The twenty-five year anniversary of the 1992 Los Angeles riots is sure to shake the memory banks of a lot of the city residents. Boyd-Pates’ excellent touch on CAAM’s exhibit that highlights the discourse makes you stand in wonderment of what took place during those six days. You didn’t have to be a Los Angeles resident to be affected by the riots, which claimed 53 lives and ended with thousands of people arrested.

If you were a Southern California resident you were affected by the riots. The mandated curfew and the California National Guard, standing armed to the nines, stepping in to re-enforce that curfew, made it all even more surreal. 

The destructiveness of the uprising still reverberates as evidenced by the many unoccupied spaces and rundown buildings trolling South Los Angeles. Boyd-Pates beautifully underscores this in the “No Justice, No Peace: LA 1992” exhibit.

Instead of just focusing on the 1992 riots themselves, Boyd-Pates retraces the history of race, law enforcement, more specifically the Los Angeles Police Department, and the oftentimes turbulent engagement with the city’s black citizens.

Inspired by the Academy Award-winning documentary “OJ: Made in America” and its racial storytelling elements, the riots of 1992 is a narrative Boyd-Pates said he was compelled to tell.

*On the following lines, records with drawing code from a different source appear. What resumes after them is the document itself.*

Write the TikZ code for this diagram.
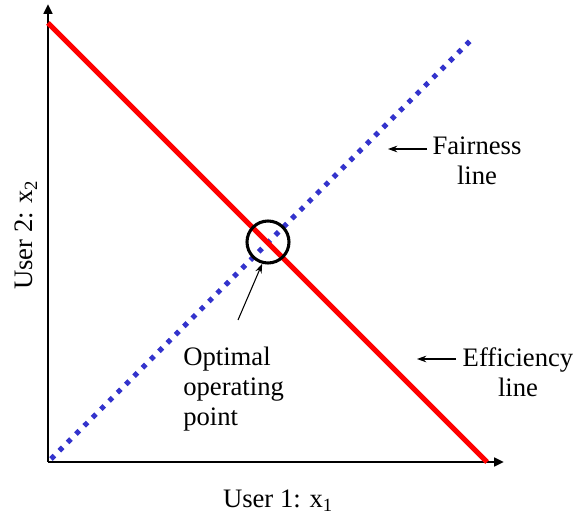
\documentclass[tikz,border=0pt]{standalone}
\usepackage{fontspec}
\setmainfont{Liberation Serif}
\usetikzlibrary{arrows.meta}
\definecolor{dotblue}{RGB}{51,51,204}

\begin{document}
\begin{tikzpicture}[x=0.75bp, y=0.75bp,
    axisline/.style={line width=2.2bp, -{Triangle[length=7.5bp,width=6.5bp]}},
    effline/.style={red, line width=3.8bp},
    fairline/.style={dotblue, line width=3.8bp, dash pattern=on 3.6bp off 5.2bp},
    pointer/.style={line width=0.8bp, -{Stealth[length=7bp,width=5bp]}},
    txt/.style={font=\fontsize{20bp}{22.5bp}\selectfont, inner sep=0pt}]

    \useasboundingbox (0,0) rectangle (581,518);

    % axes
    \coordinate (O) at (48,56);
    \coordinate (ytip) at (48,514);
    \coordinate (xtip) at (504,56);
    \draw[axisline] (O) -- (ytip);
    \draw[axisline] (O) -- (xtip);

    % Linien
    \coordinate (efftop) at (48,495);
    \coordinate (effend) at (487,56);
    \coordinate (fairstart) at (51,59);
    \coordinate (fairend) at (471,478);
    \draw[fairline] (fairstart) -- (fairend);
    \draw[effline] (efftop) -- (effend);

    \node[draw, circle, line width=2.3bp, minimum size=31.5bp, inner sep=0pt] (opt) at (268,276) {};

    % labels
    \node[txt, anchor=base, rotate=90] (ylab) at (33,283) {User 2: x\textsubscript{2}};
    \node[txt, anchor=base] (xlab) at (278,11) {User 1: x\textsubscript{1}};
    \node[txt, anchor=north, align=center] (fair) at (477,381) {Fairness\\line};
    \node[txt, anchor=north, align=center] (eff) at (518,171) {Efficiency\\line};
    \node[txt, anchor=north west, align=left] (optlab) at (183,171) {Optimal\\operating\\point};

    \coordinate (fairtail) at (427,369);
    \coordinate (fairhead) at (388,369);
    \coordinate (efftail) at (456,159);
    \coordinate (effhead) at (417,159);
    \coordinate (opttail) at (238,198);
    \draw[pointer] (fairtail) -- (fairhead);
    \draw[pointer] (efftail) -- (effhead);
    \draw[pointer] (opttail) -- (opt.255);
\end{tikzpicture}
\end{document}
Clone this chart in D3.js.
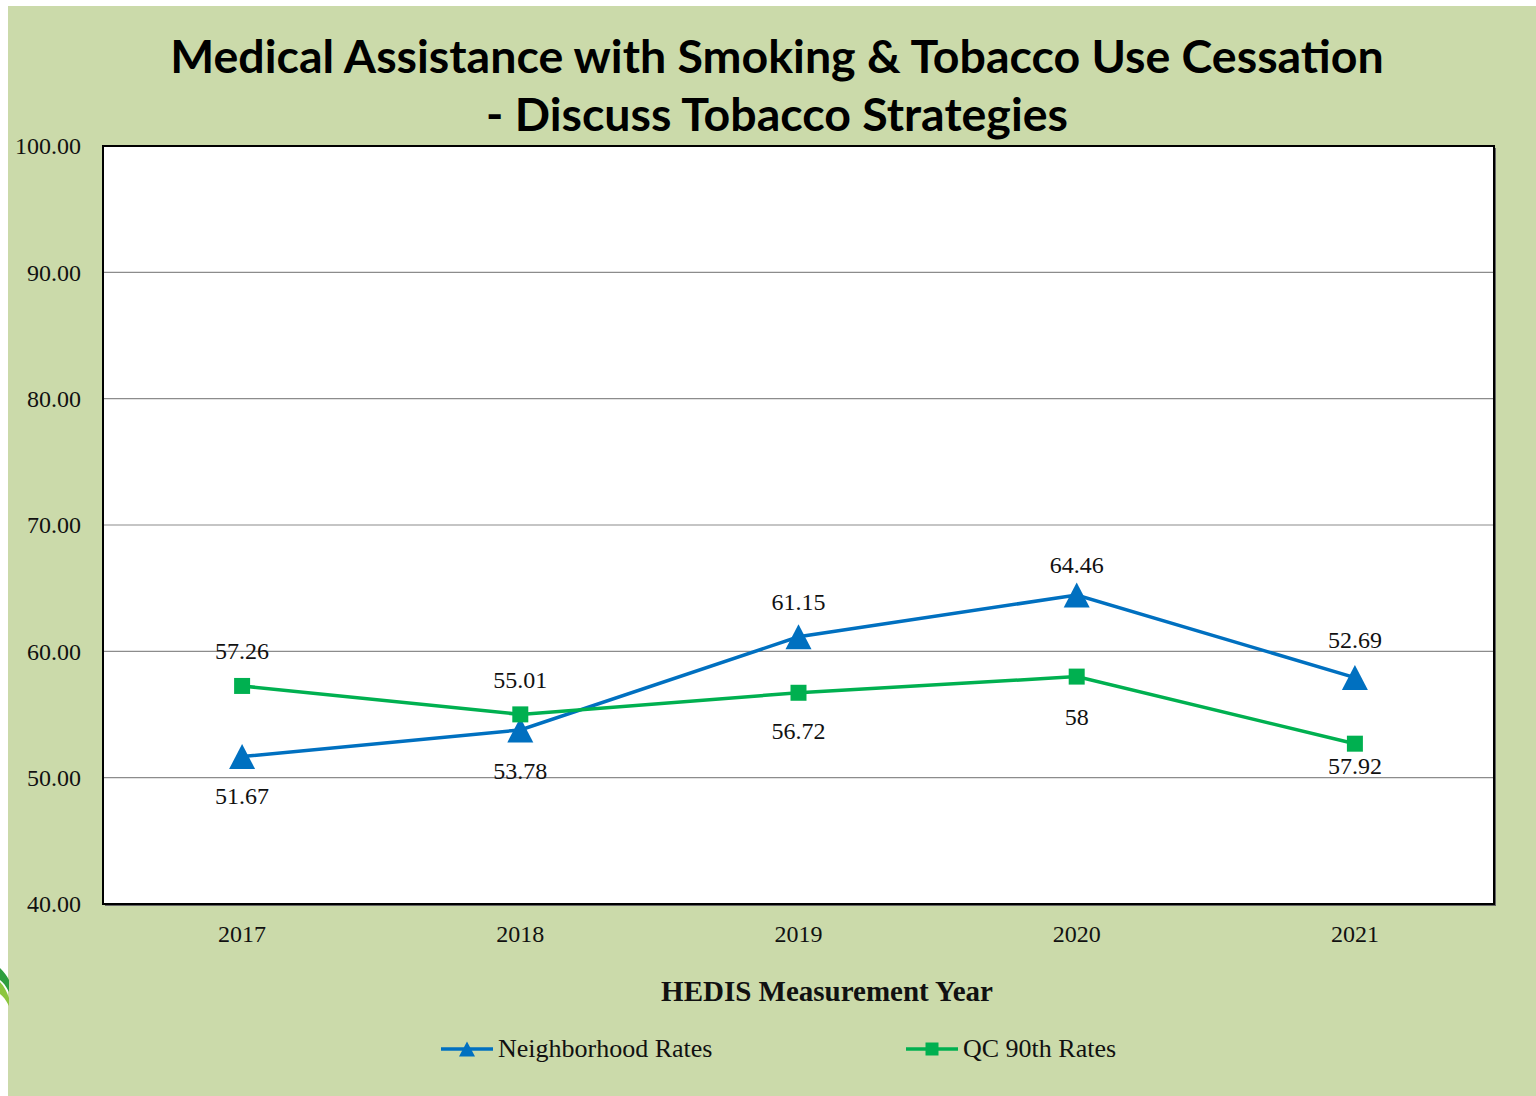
<!DOCTYPE html>
<html>
<head>
<meta charset="utf-8">
<script src="https://cdn.jsdelivr.net/npm/d3@7"></script>
<style>
  html, body { margin: 0; padding: 0; background: #fff; }
  #chart { width: 1536px; height: 1096px; }
</style>
</head>
<body>
<div id="chart"></div>
<script>
var years = ["2017", "2018", "2019", "2020", "2021"];
var neighborhood = [51.67, 53.78, 61.15, 64.46, 57.92];
var qc90 = [57.26, 55.01, 56.72, 58, 52.69];
// labels as printed on the original chart
var neighborhoodLabels = ["51.67", "53.78", "61.15", "64.46", "52.69"];
var qc90Labels = ["57.26", "55.01", "56.72", "58", "57.92"];
var yTicks = [40, 50, 60, 70, 80, 90, 100];

// label placement (vertical offset of label centre from its marker)
var neighborhoodLabelOffset = [40, 41, -34, -30, -37];
var qc90LabelOffset = [-35, -34, 39, 41, 23];

var width = 1536, height = 1096;
var bgColor = "#cbdaaa";
var blue = "#0070c0", green = "#00b050";
var serif = "'Liberation Serif', 'Times New Roman', serif";

var svg = d3.select("#chart").append("svg")
    .attr("width", width)
    .attr("height", height);

svg.append("rect")
    .attr("x", 8).attr("y", 6)
    .attr("width", width - 8).attr("height", height - 6)
    .attr("fill", bgColor);

// bit of the page swoosh peeking in at the left
svg.append("path")
    .attr("d", "M0,968 C4,972 7,976 9,980 L9,992 C6,986 3,982 0,980 Z")
    .attr("fill", "#2e9e3e");
svg.append("path")
    .attr("d", "M0,982 C4,986 7,992 9,998 L9,1006 C6,1000 3,996 0,994 Z")
    .attr("fill", "#8cc63f");

var plot = {left: 103, top: 146, right: 1494, bottom: 904};

var x = d3.scaleBand()
    .domain(years)
    .range([plot.left, plot.right]);

var y = d3.scaleLinear()
    .domain([40, 100])
    .range([plot.bottom, plot.top]);

// plot area with a soft shadow
svg.append("rect")
    .attr("x", plot.left + 2).attr("y", plot.top + 2)
    .attr("width", plot.right - plot.left).attr("height", plot.bottom - plot.top)
    .attr("fill", "#666");
svg.append("rect")
    .attr("x", plot.left).attr("y", plot.top)
    .attr("width", plot.right - plot.left).attr("height", plot.bottom - plot.top)
    .attr("fill", "#fff");

// gridlines
svg.append("g")
  .selectAll("line")
  .data(yTicks.slice(1, -1))
  .join("line")
    .attr("x1", plot.left).attr("x2", plot.right)
    .attr("y1", d => y(d)).attr("y2", d => y(d))
    .attr("stroke", "#8c8c8c")
    .attr("stroke-width", 1.2);

svg.append("rect")
    .attr("x", plot.left).attr("y", plot.top)
    .attr("width", plot.right - plot.left).attr("height", plot.bottom - plot.top)
    .attr("fill", "none")
    .attr("stroke", "#000")
    .attr("stroke-width", 2);

// y axis
var yAxis = d3.axisLeft(y)
    .tickValues(yTicks)
    .tickFormat(d3.format(".2f"))
    .tickSize(0)
    .tickPadding(22);
var ya = svg.append("g")
    .attr("transform", "translate(" + plot.left + ",0)")
    .call(yAxis);
ya.select(".domain").remove();
ya.selectAll("text")
    .attr("font-family", serif)
    .attr("font-size", 24)
    .attr("fill", "#111");

// x axis
var xAxis = d3.axisBottom(x).tickSize(0).tickPadding(21);
var xa = svg.append("g")
    .attr("transform", "translate(0," + plot.bottom + ")")
    .call(xAxis);
xa.select(".domain").remove();
xa.selectAll("text")
    .attr("font-family", serif)
    .attr("font-size", 24)
    .attr("fill", "#111");

// title
var title = svg.append("text")
    .attr("text-anchor", "middle")
    .attr("font-family", "Lato, 'Open Sans', sans-serif")
    .attr("font-weight", "bold")
    .attr("font-size", 46.5)
    .attr("fill", "#000");
title.append("tspan").attr("x", 777).attr("y", 73)
    .text("Medical Assistance with Smoking & Tobacco Use Cessation");
title.append("tspan").attr("x", 777).attr("y", 131)
    .text("- Discuss Tobacco Strategies");

svg.append("text")
    .attr("x", 827).attr("y", 1001)
    .attr("text-anchor", "middle")
    .attr("font-family", serif)
    .attr("font-weight", "bold")
    .attr("font-size", 29)
    .attr("fill", "#111")
    .text("HEDIS Measurement Year");

var line = d3.line()
    .x((d, i) => x(years[i]) + x.bandwidth() / 2)
    .y(d => y(d));

// triangle centred on its bounding box, like the spreadsheet marker
function triangleShape(w, h) {
  return {
    draw: function(ctx) {
      ctx.moveTo(0, -h / 2);
      ctx.lineTo(w / 2, h / 2);
      ctx.lineTo(-w / 2, h / 2);
      ctx.closePath();
    }
  };
}

var triangle = d3.symbol().type(triangleShape(26, 25));
var square = d3.symbol().type(d3.symbolSquare).size(256);

var series = [
  {values: neighborhood, labels: neighborhoodLabels, offs: neighborhoodLabelOffset, color: blue, sym: triangle},
  {values: qc90, labels: qc90Labels, offs: qc90LabelOffset, color: green, sym: square}
];

series.forEach(function(s) {
  svg.append("path")
      .datum(s.values)
      .attr("d", line)
      .attr("fill", "none")
      .attr("stroke", s.color)
      .attr("stroke-width", 3.5);

  svg.append("g")
    .selectAll("path")
    .data(s.values)
    .join("path")
      .attr("transform", (d, i) => "translate(" + (x(years[i]) + x.bandwidth() / 2) + "," + y(d) + ")")
      .attr("d", s.sym)
      .attr("fill", s.color);

  svg.append("g")
    .selectAll("text")
    .data(s.values)
    .join("text")
      .attr("x", (d, i) => x(years[i]) + x.bandwidth() / 2)
      .attr("y", (d, i) => y(d) + s.offs[i])
      .attr("dy", "0.32em")
      .attr("text-anchor", "middle")
      .attr("font-family", serif)
      .attr("font-size", 24)
      .attr("fill", "#111")
      .text((d, i) => s.labels[i]);
});

// legend
var legend = [
  {name: "Neighborhood Rates", color: blue, sym: d3.symbol().type(triangleShape(16, 15)), x: 441},
  {name: "QC 90th Rates", color: green, sym: d3.symbol().type(d3.symbolSquare).size(169), x: 906}
];
var lg = svg.append("g").selectAll("g")
  .data(legend)
  .join("g")
    .attr("transform", d => "translate(" + d.x + ",1049)");
lg.append("line")
    .attr("x1", 0).attr("x2", 52)
    .attr("stroke", d => d.color)
    .attr("stroke-width", 3.5);
lg.append("path")
    .attr("transform", "translate(26,0)")
    .attr("d", d => d.sym())
    .attr("fill", d => d.color);
lg.append("text")
    .attr("x", 57).attr("y", 8)
    .attr("font-family", serif)
    .attr("font-size", 26)
    .attr("fill", "#111")
    .text(d => d.name);
</script>
</body>
</html>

“I was inspired by Ezra [Edelman],” Boyd-Pates said. “I saw how he beautifully and cinematically told this powerful story about O.J. (Simpson) and his rise to prominence and his fall. But it wasn’t solely about O.J. It was about the social factors that contributed to O.J.’s life. He was a USC student who had no inroads with the black community during the Black Panthers era and all of this different ebb and flow. I was fascinated by this, so when I had the opportunity to do this exhibition, I was like Rodney King is equally as a polarizing figure, a black figure like O.J. But Rodney King isn’t just Rodney King. There were social factors that contributed to Rodney King, like interaction with the police. I wanted to tell a story that built up to that.”